━━━ DATASET CONTENT ━━━

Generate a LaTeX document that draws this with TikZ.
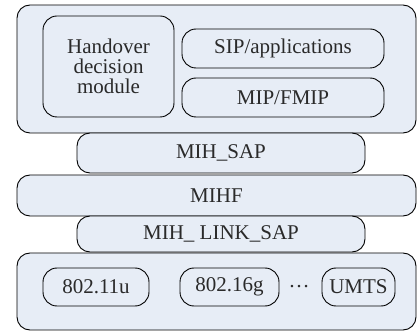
\documentclass[tikz,border=0pt]{standalone}
\usepackage{fontspec}
\setmainfont{Liberation Serif}
\definecolor{boxfill}{HTML}{E7EDF6}
\definecolor{txt}{HTML}{2A2A2A}
\begin{document}
\begin{tikzpicture}[x=1pt,y=-1pt,
  box/.style={draw=black, fill=boxfill, line width=0.9pt, rounded corners=13pt, inner sep=0pt, text=txt, font=\fontsize{21}{20}\selectfont, align=center},
  inbox/.style={box, rounded corners=14pt}]
\useasboundingbox (0,0) rectangle (418,331);
\node[box, minimum width=399, minimum height=128] (top) at (216.5,69) {};
\node[inbox, minimum width=131, minimum height=101] (hand) at (108.5,66.5) {Handover\\decision\\module};
\node[inbox, minimum width=202, minimum height=39] (sip) at (283,48.5) {SIP/applications};
\node[inbox, minimum width=202, minimum height=39] (mip) at (283,97.5) {MIP/FMIP};
\node[box, minimum width=288, minimum height=40] (sap) at (221,153) {MIH\_SAP};
\node[box, minimum width=399, minimum height=41] (mihf) at (216.5,195.5) {MIHF};
\node[box, minimum width=288, minimum height=36] (link) at (221,234) {MIH\_ LINK\_SAP};
\node[box, minimum width=399, minimum height=77] (bot) at (216.5,291.5) {};
\node[inbox, minimum width=106, minimum height=38] (n1) at (96,287) {802.11u};
\node[inbox, minimum width=99, minimum height=38] (n2) at (229.5,287) {802.16g};
\node[text=txt, font=\fontsize{21}{20}\selectfont, inner sep=0pt] (dots) at (299,287) {\ldots};
\node[inbox, minimum width=73, minimum height=38] (n3) at (358.5,287) {UMTS};
\end{tikzpicture}
\end{document}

━━━

Output an exact copy of the material, with the pictures removed.

### THE ANSWER:
Generate a LaTeX document that draws this with TikZ.
\documentclass[tikz,border=0pt]{standalone}
\usepackage{fontspec}
\setmainfont{Liberation Serif}
\definecolor{boxfill}{HTML}{E7EDF6}
\definecolor{txt}{HTML}{2A2A2A}
\begin{document}
\begin{tikzpicture}[x=1pt,y=-1pt,
  box/.style={draw=black, fill=boxfill, line width=0.9pt, rounded corners=13pt, inner sep=0pt, text=txt, font=\fontsize{21}{20}\selectfont, align=center},
  inbox/.style={box, rounded corners=14pt}]
\useasboundingbox (0,0) rectangle (418,331);
\node[box, minimum width=399, minimum height=128] (top) at (216.5,69) {};
\node[inbox, minimum width=131, minimum height=101] (hand) at (108.5,66.5) {Handover\\decision\\module};
\node[inbox, minimum width=202, minimum height=39] (sip) at (283,48.5) {SIP/applications};
\node[inbox, minimum width=202, minimum height=39] (mip) at (283,97.5) {MIP/FMIP};
\node[box, minimum width=288, minimum height=40] (sap) at (221,153) {MIH\_SAP};
\node[box, minimum width=399, minimum height=41] (mihf) at (216.5,195.5) {MIHF};
\node[box, minimum width=288, minimum height=36] (link) at (221,234) {MIH\_ LINK\_SAP};
\node[box, minimum width=399, minimum height=77] (bot) at (216.5,291.5) {};
\node[inbox, minimum width=106, minimum height=38] (n1) at (96,287) {802.11u};
\node[inbox, minimum width=99, minimum height=38] (n2) at (229.5,287) {802.16g};
\node[text=txt, font=\fontsize{21}{20}\selectfont, inner sep=0pt] (dots) at (299,287) {\ldots};
\node[inbox, minimum width=73, minimum height=38] (n3) at (358.5,287) {UMTS};
\end{tikzpicture}
\end{document}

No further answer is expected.